Take-home Exercise 01

Author

Li Ziyi

Published

March 4, 2023

1 Introduction

In this exercise, the basic demographic structure of Singapore top 9 biggest planning areas categorised by gender and age group is being studied.

Data used is a csv file extracted from Department of Statistics, Singapore. The population data snapshot from June 2022 is being studied mainly.

2 Data Preparation

2.1 Data Cleaning

Preview the downloaded csv file, the data looks generally clean with no “Total” elements inside all columns. This is specifically checked to ensure there won’t be double counting from aggregation blended inside. Inside Tableau, if needed, total could be easily computed by summing up all the rest data.

Raw data used

2.2 Data Loading

Open a new Tableau workbook and import data using the csv file prepared above.

For easier data manipulation later on, some columns were renamed for easier understanding and convenient usage, e.g. ‘AG’ to ‘Age Group’, ‘Pop’ to ‘Population’ etc.

Tableau data loading

3 Data Visualisation

Age-sex pyramid was taught be an analytical visualisation commonly used by demographers to reveal the structure of population by gender and age group.

3.1 Overall Singaporean Population Pyramid

Two calculated fields are created to facilitate the visualisation preparation:

    Male:
    if [Sex]="Males"
    then [Population]
    end
    
    Female:
    if [Sex]="Females"
    then [Population]
    end

To produce the desired visualisation, follow below steps:

  • Drag the ‘Age Group’ from Data panel into Rows bar.
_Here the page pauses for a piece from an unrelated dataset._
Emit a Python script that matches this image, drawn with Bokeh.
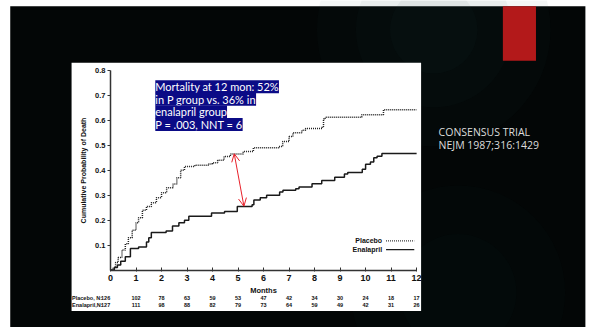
from bokeh.plotting import figure
from bokeh.models import Range1d, LinearAxis, FixedTicker, Label, Arrow, OpenHead
from bokeh.core.properties import value
from bokeh.embed import file_html
from bokeh.resources import INLINE

# ---------------- data ----------------
months_ticks = list(range(0, 13))
prob_ticks = [0.1, 0.2, 0.3, 0.4, 0.5, 0.6, 0.7, 0.8]

placebo_t = [0, 0.1, 0.2, 0.3, 0.45, 0.58, 0.7, 0.85, 1.0, 1.1, 1.25, 1.41, 1.6, 1.8, 2.0,
             2.2, 2.45, 2.6, 2.75, 2.9, 3.3, 3.85, 4.0, 4.2, 4.45, 4.7, 5.2, 5.6, 6.6, 6.75,
             7.0, 7.15, 7.5, 7.65, 8.3, 8.35, 8.42, 9.85, 10.7, 12.0]
placebo_p = [0, 0.01, 0.03, 0.05, 0.08, 0.105, 0.13, 0.16, 0.19, 0.21, 0.24, 0.255, 0.27, 0.29, 0.31,
             0.33, 0.345, 0.37, 0.40, 0.415, 0.42, 0.425, 0.43, 0.44, 0.455, 0.465, 0.475, 0.49, 0.495, 0.515,
             0.535, 0.55, 0.56, 0.567, 0.575, 0.605, 0.612, 0.622, 0.642, 0.642]

enal_t = [0, 0.15, 0.27, 0.4, 0.58, 0.78, 1.1, 1.41, 1.5, 1.6, 2.18, 2.43, 2.68, 2.9, 3.07,
          3.96, 4.47, 4.97, 5.55, 5.62, 5.87, 6.12, 6.63, 6.76, 7.26, 7.39, 7.9, 8.28, 8.79,
          9.17, 9.3, 9.87, 10.0, 10.19, 10.32, 10.45, 10.64, 12.0]
enal_p = [0, 0.01, 0.02, 0.035, 0.053, 0.086, 0.092, 0.112, 0.13, 0.151, 0.157, 0.177, 0.19, 0.2, 0.216,
          0.229, 0.235, 0.255, 0.262, 0.281, 0.29, 0.3, 0.313, 0.32, 0.326, 0.333, 0.346, 0.359, 0.372,
          0.385, 0.391, 0.404, 0.424, 0.433, 0.45, 0.456, 0.467, 0.467]

placebo_n = [126, 102, 78, 63, 59, 53, 47, 42, 34, 30, 24, 18, 17]
enal_n = [127, 111, 98, 88, 82, 79, 73, 64, 59, 49, 42, 31, 26]

box_lines = ["Mortality at 12 mon: 52%", "in P group vs. 36% in", "enalapril group", "P = .003, NNT = 6"]
side_lines = ["CONSENSUS TRIAL", "NEJM 1987;316:1429"]

# ---------------- layout helpers (reference pixels -> data) ----------------
W, H = 590, 327
PX0, PXM = 113.0, 26.2      # x of month 0, px per month
PY0, PYP = 277.0, 256.5     # y of prob 0, px per unit prob

def X(px):
    return (px - PX0) / PXM

def Y(py):
    return (PY0 - py) / PYP

p = figure(width=W, height=H, output_backend="svg", toolbar_location=None,
           x_range=Range1d(X(0), X(606)), y_range=Range1d(Y(336), Y(0)),
           x_axis_type=None, y_axis_type=None, min_border=0,
           background_fill_color="white", border_fill_color="white",
           outline_line_color=None)
p.grid.visible = False

# slide background
p.quad(left=[X(10)], right=[X(601)], top=[Y(6)], bottom=[Y(340)],
       fill_color="#030606", line_color=None)

# subtle glows on slide background
for r, a in [(120, 0.05), (80, 0.05), (45, 0.05)]:
    p.ellipse(x=[X(445)], y=[Y(30)], width=2 * r / PXM, height=2 * r / PYP,
              fill_color="#1e4a4a", fill_alpha=a, line_color=None)
for r, a in [(110, 0.04), (60, 0.04)]:
    p.ellipse(x=[X(470)], y=[Y(300)], width=2 * r / PXM, height=2 * r / PYP,
              fill_color="#1e4a4a", fill_alpha=a, line_color=None)
p.quad(left=[X(601)], right=[X(610)], top=[Y(0)], bottom=[Y(340)],
       fill_color="white", line_color=None)

# red accent rectangle
p.quad(left=[X(516)], right=[X(550)], top=[Y(6)], bottom=[Y(62)],
       fill_color="#b3191a", line_color=None)

# white inset
p.quad(left=[X(73)], right=[X(432)], top=[Y(64)], bottom=[Y(319)],
       fill_color="white", line_color=None)

# curves
p.step(placebo_t, placebo_p, mode="after", line_color="#222222", line_width=1.5, line_dash="1 1")
p.step(enal_t, enal_p, mode="after", line_color="#1a1a1a", line_width=1.5)

# axes
axis_font = "Liberation Sans"
xa = LinearAxis(ticker=FixedTicker(ticks=months_ticks), fixed_location=0, bounds=(0, 12),
                axis_label="Months", axis_label_text_font=axis_font,
                axis_label_text_font_style="bold", axis_label_text_font_size="7.5px",
                axis_label_standoff=1, axis_label_text_color="#111111",
                major_label_text_font=axis_font, major_label_text_font_style="bold",
                major_label_text_font_size="9px", major_label_text_color="#111111",
                major_label_standoff=4, axis_line_color="#333333", axis_line_width=1.5,
                major_tick_line_color="#333333", major_tick_in=3, major_tick_out=1,
                minor_tick_line_color=None)
p.add_layout(xa, "below")
ya = LinearAxis(ticker=FixedTicker(ticks=prob_ticks), fixed_location=0, bounds=(0, 0.8),
                axis_label="Cumulative Probability of Death", axis_label_text_font=axis_font,
                axis_label_text_font_style="bold", axis_label_text_font_size="7px",
                axis_label_standoff=5, axis_label_text_color="#111111",
                major_label_text_font=axis_font, major_label_text_font_style="bold",
                major_label_text_font_size="7.5px", major_label_text_color="#111111",
                major_label_standoff=2, axis_line_color="#333333", axis_line_width=1.5,
                major_tick_line_color="#333333", major_tick_in=0, major_tick_out=3,
                minor_tick_line_color=None)
p.add_layout(ya, "left")

# at-risk rows
row_font = dict(text_font=value(axis_font), text_font_style="bold", text_font_size="5.5px",
                text_baseline="middle", text_color="#111111")
p.text(x=[X(73.5)] * 2, y=[Y(306), Y(313)], text=["Placebo, N:", "Enalapril,N:"],
       text_align="left", **row_font)
p.text(x=[X(108)] * 2, y=[Y(306), Y(313)], text=[str(placebo_n[0]), str(enal_n[0])],
       text_align="center", **row_font)
p.text(x=months_ticks[1:], y=[Y(306)] * 12, text=[str(v) for v in placebo_n[1:]],
       text_align="center", **row_font)
p.text(x=months_ticks[1:], y=[Y(313)] * 12, text=[str(v) for v in enal_n[1:]],
       text_align="center", **row_font)

# legend
p.text(x=[X(392)] * 2, y=[Y(247), Y(256)], text=["Placebo", "Enalapril"],
       text_font=value(axis_font), text_font_style="bold", text_font_size="7px",
       text_align="right", text_baseline="middle", text_color="#111111")
p.line(x=[X(396), X(425)], y=[Y(247)] * 2, line_color="#333333", line_width=1.2, line_dash="1 1")
p.line(x=[X(396), X(425)], y=[Y(256)] * 2, line_color="#1a1a1a", line_width=1.3)

# annotation arrow
p.add_layout(Arrow(x_start=4.85, y_start=0.466, x_end=5.23, y_end=0.256,
                   start=OpenHead(size=8, line_color="#e8202a", line_width=1),
                   end=OpenHead(size=8, line_color="#e8202a", line_width=1),
                   line_color="#e8202a", line_width=1))

# blue text box
for i, t in enumerate(box_lines):
    p.add_layout(Label(x=X(159), y=Y(88.5 + 13 * i), text=t, text_font="Lato",
                       text_font_size="11px", text_color="white", text_baseline="middle",
                       background_fill_color="#0b0b86", padding=0))

# side citation
for i, t in enumerate(side_lines):
    p.add_layout(Label(x=X(450), y=Y(135 + 13.5 * i), text=t, text_font="Open Sans",
                       text_font_size="10.5px", text_color="#dcdcdc", text_baseline="middle"))

open("out.html", "w").write(file_html(p, INLINE))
  • Sort the ‘Age Group’ by clicking the white downwards pointing arrow, choose ‘Sort’ and sort by ‘Alphabetic’ in descending order.

  • Drag the line item ‘5_to_9’ inside the worksheet from ‘Age Group’ column to one line above ‘0_to_4’. With this, the age group should have been sorted in a descending manner entirely.

  • Drag the ‘Population’ from Data panel into Columns bar twice. Two ‘SUM(Population)’ should be seen in Columns’ bar. This step is to facilitate the pyramid making. Whereby the left side will be intended to use for female population visualisation and the right side will be intended to use to male population visualisation.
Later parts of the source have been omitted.